** Begin DATA SECTION **

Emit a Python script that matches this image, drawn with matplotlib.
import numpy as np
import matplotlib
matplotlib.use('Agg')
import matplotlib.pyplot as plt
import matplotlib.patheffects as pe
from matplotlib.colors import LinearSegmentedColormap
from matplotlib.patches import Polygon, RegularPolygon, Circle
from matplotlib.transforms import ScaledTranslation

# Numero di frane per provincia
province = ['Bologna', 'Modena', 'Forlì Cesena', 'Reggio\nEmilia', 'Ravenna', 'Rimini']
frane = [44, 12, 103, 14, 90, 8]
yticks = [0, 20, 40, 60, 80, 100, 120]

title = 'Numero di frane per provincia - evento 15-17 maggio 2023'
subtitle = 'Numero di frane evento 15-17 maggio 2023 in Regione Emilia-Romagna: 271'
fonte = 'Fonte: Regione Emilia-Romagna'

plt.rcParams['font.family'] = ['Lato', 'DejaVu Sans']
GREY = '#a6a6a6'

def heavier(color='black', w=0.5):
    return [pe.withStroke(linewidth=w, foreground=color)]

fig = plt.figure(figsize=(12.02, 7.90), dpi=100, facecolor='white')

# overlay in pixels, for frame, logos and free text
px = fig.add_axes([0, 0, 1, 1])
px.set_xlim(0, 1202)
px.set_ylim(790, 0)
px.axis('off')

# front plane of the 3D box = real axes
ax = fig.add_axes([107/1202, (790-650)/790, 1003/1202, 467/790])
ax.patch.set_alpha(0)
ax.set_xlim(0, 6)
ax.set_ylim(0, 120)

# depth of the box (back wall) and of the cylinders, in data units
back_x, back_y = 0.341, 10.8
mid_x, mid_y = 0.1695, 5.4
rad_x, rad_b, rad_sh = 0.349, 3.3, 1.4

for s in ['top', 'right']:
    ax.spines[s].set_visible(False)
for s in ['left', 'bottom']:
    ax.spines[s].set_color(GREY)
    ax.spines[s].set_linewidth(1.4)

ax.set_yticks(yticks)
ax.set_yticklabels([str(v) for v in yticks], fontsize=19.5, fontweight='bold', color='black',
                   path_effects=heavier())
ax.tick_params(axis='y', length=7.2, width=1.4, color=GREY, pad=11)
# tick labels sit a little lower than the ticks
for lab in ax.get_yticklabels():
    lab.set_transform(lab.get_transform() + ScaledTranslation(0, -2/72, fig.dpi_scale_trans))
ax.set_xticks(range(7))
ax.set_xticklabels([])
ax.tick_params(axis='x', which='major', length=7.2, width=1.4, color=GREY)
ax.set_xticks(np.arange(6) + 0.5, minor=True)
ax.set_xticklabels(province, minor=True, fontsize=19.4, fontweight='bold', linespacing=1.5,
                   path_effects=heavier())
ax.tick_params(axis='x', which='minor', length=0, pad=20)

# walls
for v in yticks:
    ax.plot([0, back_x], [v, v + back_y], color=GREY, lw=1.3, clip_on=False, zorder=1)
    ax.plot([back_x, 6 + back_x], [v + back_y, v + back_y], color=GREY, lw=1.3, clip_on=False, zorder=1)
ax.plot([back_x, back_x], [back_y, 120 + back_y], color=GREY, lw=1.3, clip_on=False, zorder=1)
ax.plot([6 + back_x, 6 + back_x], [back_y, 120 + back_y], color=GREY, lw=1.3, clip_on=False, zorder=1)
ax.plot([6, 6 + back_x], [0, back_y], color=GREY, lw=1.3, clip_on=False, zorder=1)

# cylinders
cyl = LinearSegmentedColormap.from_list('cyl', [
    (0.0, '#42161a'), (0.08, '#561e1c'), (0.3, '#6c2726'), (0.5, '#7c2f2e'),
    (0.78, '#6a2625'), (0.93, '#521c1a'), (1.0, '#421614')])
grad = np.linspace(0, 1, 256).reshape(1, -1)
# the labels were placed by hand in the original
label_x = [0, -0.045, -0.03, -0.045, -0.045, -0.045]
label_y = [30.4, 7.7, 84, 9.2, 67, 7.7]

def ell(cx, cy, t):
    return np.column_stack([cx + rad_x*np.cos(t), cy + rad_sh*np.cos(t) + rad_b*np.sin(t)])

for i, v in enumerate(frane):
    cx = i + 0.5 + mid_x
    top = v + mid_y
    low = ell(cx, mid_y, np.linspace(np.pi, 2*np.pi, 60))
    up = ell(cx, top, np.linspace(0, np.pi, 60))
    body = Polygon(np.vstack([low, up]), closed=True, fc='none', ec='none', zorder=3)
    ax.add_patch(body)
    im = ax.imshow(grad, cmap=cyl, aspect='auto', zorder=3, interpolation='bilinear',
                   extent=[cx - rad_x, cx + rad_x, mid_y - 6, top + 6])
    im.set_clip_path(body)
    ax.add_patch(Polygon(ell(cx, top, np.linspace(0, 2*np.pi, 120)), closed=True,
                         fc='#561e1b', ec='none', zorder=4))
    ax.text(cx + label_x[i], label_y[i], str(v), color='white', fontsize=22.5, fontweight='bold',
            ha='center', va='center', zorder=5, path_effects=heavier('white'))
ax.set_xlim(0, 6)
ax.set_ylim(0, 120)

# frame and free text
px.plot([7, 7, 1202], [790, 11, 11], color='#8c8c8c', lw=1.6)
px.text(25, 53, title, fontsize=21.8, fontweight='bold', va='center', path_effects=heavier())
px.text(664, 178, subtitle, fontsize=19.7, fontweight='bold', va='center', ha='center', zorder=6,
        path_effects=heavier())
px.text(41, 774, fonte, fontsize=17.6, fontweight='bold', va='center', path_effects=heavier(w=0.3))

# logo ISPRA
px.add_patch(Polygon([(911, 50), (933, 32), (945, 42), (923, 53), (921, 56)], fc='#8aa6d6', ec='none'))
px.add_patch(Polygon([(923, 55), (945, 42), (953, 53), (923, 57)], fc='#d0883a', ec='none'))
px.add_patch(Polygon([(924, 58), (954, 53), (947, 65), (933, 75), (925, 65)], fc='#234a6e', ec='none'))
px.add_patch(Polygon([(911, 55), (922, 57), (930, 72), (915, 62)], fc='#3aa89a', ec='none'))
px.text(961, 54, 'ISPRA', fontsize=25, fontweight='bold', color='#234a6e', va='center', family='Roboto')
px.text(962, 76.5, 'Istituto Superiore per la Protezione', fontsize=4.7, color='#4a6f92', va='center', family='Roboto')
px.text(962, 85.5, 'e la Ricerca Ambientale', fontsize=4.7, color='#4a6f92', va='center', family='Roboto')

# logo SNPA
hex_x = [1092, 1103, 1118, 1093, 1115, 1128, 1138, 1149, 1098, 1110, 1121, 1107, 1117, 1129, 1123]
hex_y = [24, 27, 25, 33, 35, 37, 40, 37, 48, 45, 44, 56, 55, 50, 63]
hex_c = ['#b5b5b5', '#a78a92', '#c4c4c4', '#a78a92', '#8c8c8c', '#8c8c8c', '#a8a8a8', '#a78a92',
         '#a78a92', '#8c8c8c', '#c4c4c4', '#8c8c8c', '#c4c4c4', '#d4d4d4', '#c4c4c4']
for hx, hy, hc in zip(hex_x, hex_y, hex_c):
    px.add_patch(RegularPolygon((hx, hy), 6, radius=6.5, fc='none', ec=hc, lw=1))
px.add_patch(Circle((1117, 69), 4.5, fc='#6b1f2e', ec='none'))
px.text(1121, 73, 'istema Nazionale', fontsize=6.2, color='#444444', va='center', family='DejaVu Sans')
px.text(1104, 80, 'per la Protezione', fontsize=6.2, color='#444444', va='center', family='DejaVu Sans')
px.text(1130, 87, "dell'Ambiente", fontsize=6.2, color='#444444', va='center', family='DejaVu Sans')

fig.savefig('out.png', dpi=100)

** End DATA SECTION **

GIVEN PROBLEM> Look through the data above. Copy every line with the string "matplotlib" in it.

CORRECT RESULT>
Emit a Python script that matches this image, drawn with matplotlib.
import matplotlib
matplotlib.use('Agg')
import matplotlib.pyplot as plt
import matplotlib.patheffects as pe
from matplotlib.colors import LinearSegmentedColormap
from matplotlib.patches import Polygon, RegularPolygon, Circle
from matplotlib.transforms import ScaledTranslation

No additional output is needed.